US forces fired 100 percent of the artillery rounds used against Raqqa and over 90 percent of airstrikes. British and French aircraft were also involved, with the UK’s Ministry of Defense admitting that Britain carried out 275 airstrikes. The UK claims that no civilians were killed as a result of their bombs.
The human rights group says that there is strong evidence that coalition air and artillery strikes killed and injured thousands of civilians, including in disproportionate or indiscriminate attacks that violated international humanitarian law. Despite pledges that civilian loss of life would be thoroughly investigated by coalition forces, Amnesty says there is no sign of this happening.
Middle East Researcher at Amnesty International Benjamin Walsby has questioned why the coalition felt the need to bomb the city in ruins if “the coalition and their SDF allies were ultimately going to grant ISIS fighters safe passage and impunity.”
In November 2017, BBC reported that it “Has uncovered details of a secret deal that let hundreds of ISIS fighters and their families escape from Raqqa, under the gaze of the US and British-led coalition and Kurdish-led forces who control the city”.
“The deal to let ISIS fighters escape from Raqqa – de facto capital of their self-declared caliphate – had been arranged by local officials.

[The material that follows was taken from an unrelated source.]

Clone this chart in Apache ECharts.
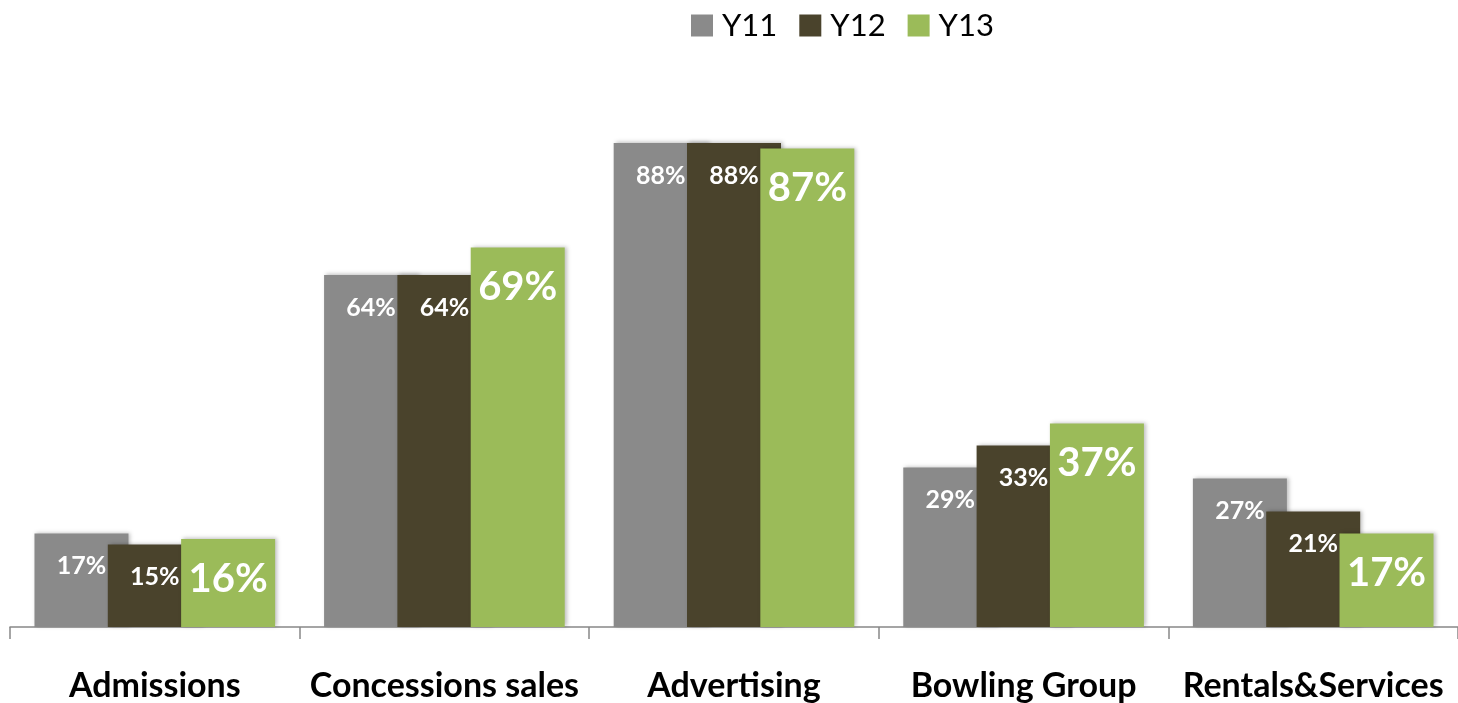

It came after four months of fighting that left the city obliterated and almost devoid of people.”
Amnesty’s Benjamin Walsby said “What possible military advantage was there in destroying practically an entire city and killing so many civilians?
“Raqqa’s civilians are returning home to ruins, pulling loved ones out of rubble, and facing death or injury from mines, IEDs and unexploded ordnance,” Walsby said. “The coalition’s refusal to acknowledge its role in creating this catastrophic situation adds insult to injury.”